● **EXERCISE DETAILS**
Images appear in the records below; leave them out and repeat everything else exactly.

● **INFORMATION SUPPLIED**
——

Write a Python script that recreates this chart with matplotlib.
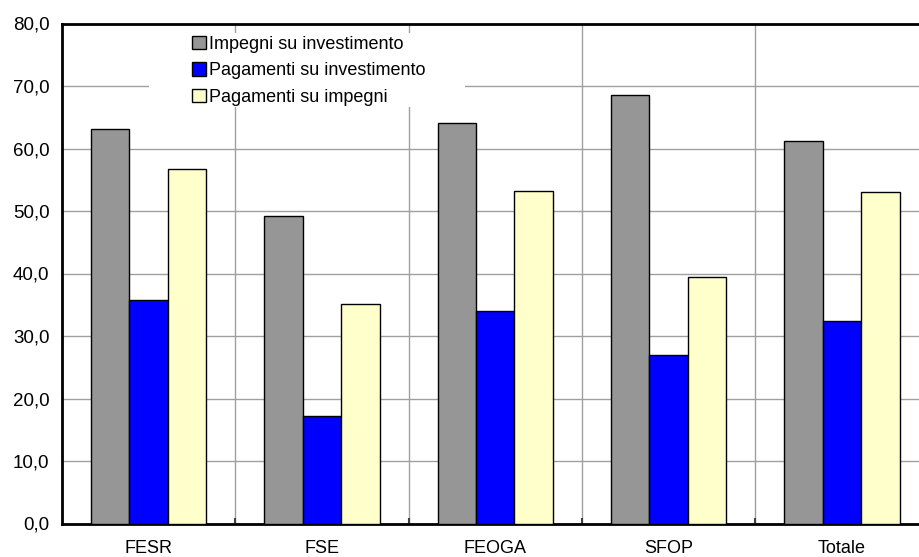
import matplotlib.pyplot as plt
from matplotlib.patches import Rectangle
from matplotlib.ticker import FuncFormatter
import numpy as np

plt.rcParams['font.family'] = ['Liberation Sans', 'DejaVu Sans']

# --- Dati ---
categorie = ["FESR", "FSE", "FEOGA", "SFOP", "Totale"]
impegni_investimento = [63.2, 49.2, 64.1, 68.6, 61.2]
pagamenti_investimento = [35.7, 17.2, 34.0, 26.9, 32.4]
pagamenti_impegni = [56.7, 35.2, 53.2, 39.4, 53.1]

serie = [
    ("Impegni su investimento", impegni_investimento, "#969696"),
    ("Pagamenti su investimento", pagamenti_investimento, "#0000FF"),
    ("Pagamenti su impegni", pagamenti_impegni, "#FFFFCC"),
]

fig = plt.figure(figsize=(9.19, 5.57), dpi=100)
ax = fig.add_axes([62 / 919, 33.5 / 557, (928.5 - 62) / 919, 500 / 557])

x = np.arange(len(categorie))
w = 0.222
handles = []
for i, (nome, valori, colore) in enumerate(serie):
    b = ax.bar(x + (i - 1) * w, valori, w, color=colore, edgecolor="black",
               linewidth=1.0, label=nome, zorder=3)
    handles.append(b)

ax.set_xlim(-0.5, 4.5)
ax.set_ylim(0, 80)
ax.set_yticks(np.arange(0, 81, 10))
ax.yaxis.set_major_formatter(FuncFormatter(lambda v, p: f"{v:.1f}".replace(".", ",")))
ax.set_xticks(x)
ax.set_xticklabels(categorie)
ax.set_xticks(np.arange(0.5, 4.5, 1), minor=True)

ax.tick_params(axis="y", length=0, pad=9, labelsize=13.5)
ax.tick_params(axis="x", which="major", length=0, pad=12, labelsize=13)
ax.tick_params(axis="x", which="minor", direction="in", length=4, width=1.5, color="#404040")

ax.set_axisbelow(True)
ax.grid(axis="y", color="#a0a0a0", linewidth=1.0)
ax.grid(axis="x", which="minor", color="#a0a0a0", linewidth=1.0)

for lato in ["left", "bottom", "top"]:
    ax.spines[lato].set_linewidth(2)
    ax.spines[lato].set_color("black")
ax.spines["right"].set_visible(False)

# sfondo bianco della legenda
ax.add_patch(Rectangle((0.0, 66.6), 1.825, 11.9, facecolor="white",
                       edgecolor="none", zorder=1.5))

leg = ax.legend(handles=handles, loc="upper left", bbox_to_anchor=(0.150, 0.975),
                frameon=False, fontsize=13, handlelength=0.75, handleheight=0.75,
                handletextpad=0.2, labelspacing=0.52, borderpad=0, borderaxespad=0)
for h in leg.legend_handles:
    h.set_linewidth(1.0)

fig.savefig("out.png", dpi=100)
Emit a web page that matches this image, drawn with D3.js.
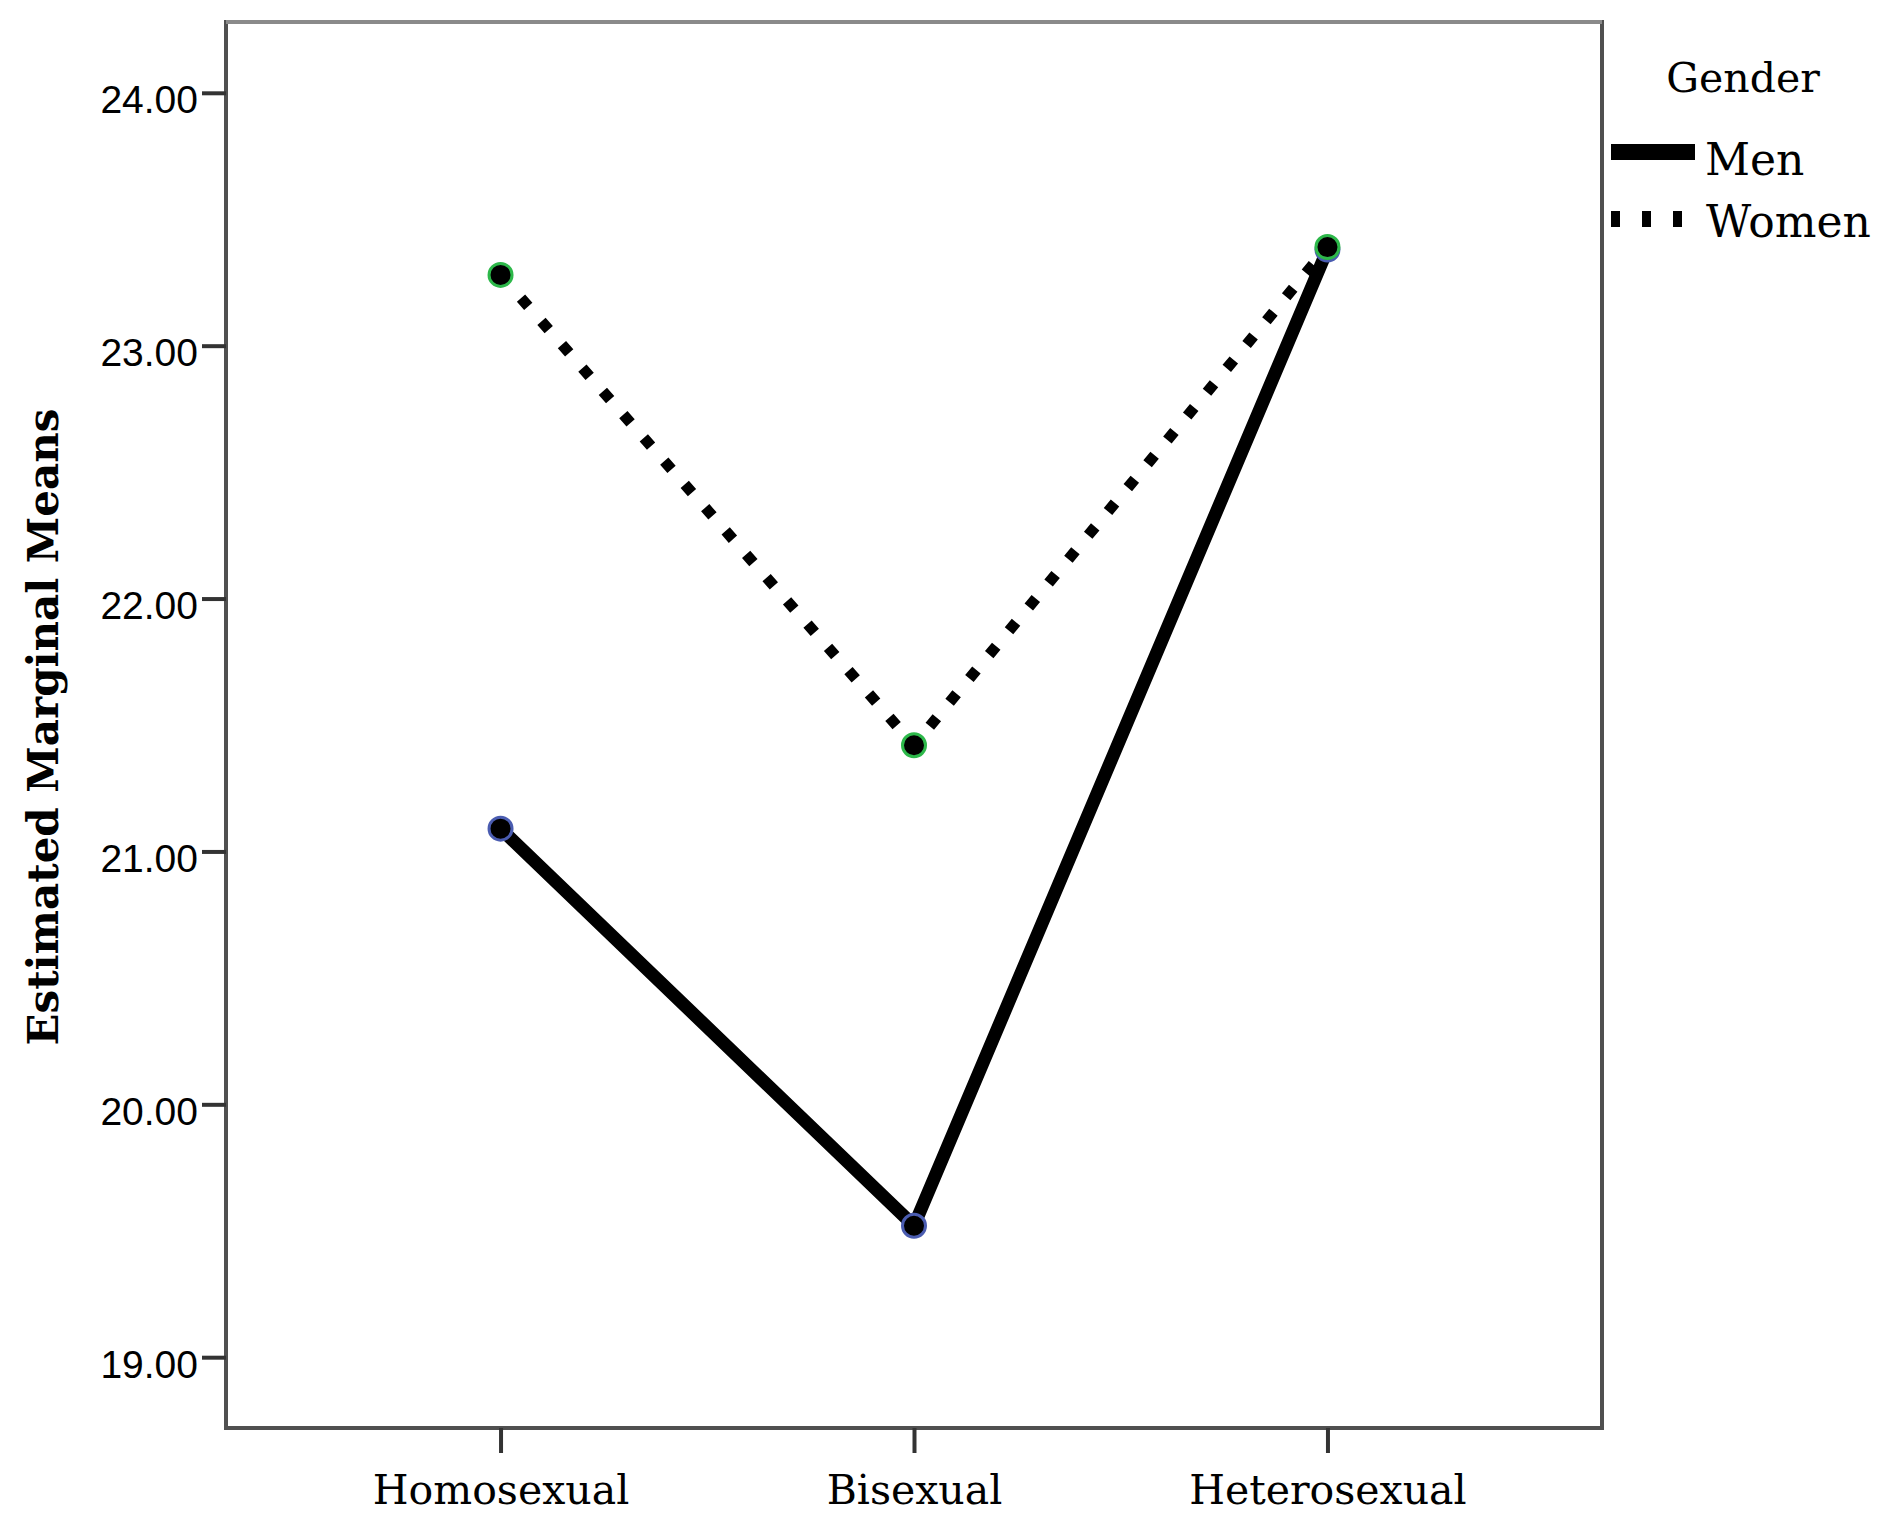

——

● **ANSWER FOR THE TASK**
Write a Python script that recreates this chart with matplotlib.
import matplotlib.pyplot as plt
from matplotlib.patches import Rectangle
from matplotlib.ticker import FuncFormatter
import numpy as np

plt.rcParams['font.family'] = ['Liberation Sans', 'DejaVu Sans']

# --- Dati ---
categorie = ["FESR", "FSE", "FEOGA", "SFOP", "Totale"]
impegni_investimento = [63.2, 49.2, 64.1, 68.6, 61.2]
pagamenti_investimento = [35.7, 17.2, 34.0, 26.9, 32.4]
pagamenti_impegni = [56.7, 35.2, 53.2, 39.4, 53.1]

serie = [
    ("Impegni su investimento", impegni_investimento, "#969696"),
    ("Pagamenti su investimento", pagamenti_investimento, "#0000FF"),
    ("Pagamenti su impegni", pagamenti_impegni, "#FFFFCC"),
]

fig = plt.figure(figsize=(9.19, 5.57), dpi=100)
ax = fig.add_axes([62 / 919, 33.5 / 557, (928.5 - 62) / 919, 500 / 557])

x = np.arange(len(categorie))
w = 0.222
handles = []
for i, (nome, valori, colore) in enumerate(serie):
    b = ax.bar(x + (i - 1) * w, valori, w, color=colore, edgecolor="black",
               linewidth=1.0, label=nome, zorder=3)
    handles.append(b)

ax.set_xlim(-0.5, 4.5)
ax.set_ylim(0, 80)
ax.set_yticks(np.arange(0, 81, 10))
ax.yaxis.set_major_formatter(FuncFormatter(lambda v, p: f"{v:.1f}".replace(".", ",")))
ax.set_xticks(x)
ax.set_xticklabels(categorie)
ax.set_xticks(np.arange(0.5, 4.5, 1), minor=True)

ax.tick_params(axis="y", length=0, pad=9, labelsize=13.5)
ax.tick_params(axis="x", which="major", length=0, pad=12, labelsize=13)
ax.tick_params(axis="x", which="minor", direction="in", length=4, width=1.5, color="#404040")

ax.set_axisbelow(True)
ax.grid(axis="y", color="#a0a0a0", linewidth=1.0)
ax.grid(axis="x", which="minor", color="#a0a0a0", linewidth=1.0)

for lato in ["left", "bottom", "top"]:
    ax.spines[lato].set_linewidth(2)
    ax.spines[lato].set_color("black")
ax.spines["right"].set_visible(False)

# sfondo bianco della legenda
ax.add_patch(Rectangle((0.0, 66.6), 1.825, 11.9, facecolor="white",
                       edgecolor="none", zorder=1.5))

leg = ax.legend(handles=handles, loc="upper left", bbox_to_anchor=(0.150, 0.975),
                frameon=False, fontsize=13, handlelength=0.75, handleheight=0.75,
                handletextpad=0.2, labelspacing=0.52, borderpad=0, borderaxespad=0)
for h in leg.legend_handles:
    h.set_linewidth(1.0)

fig.savefig("out.png", dpi=100)
Emit a web page that matches this image, drawn with D3.js.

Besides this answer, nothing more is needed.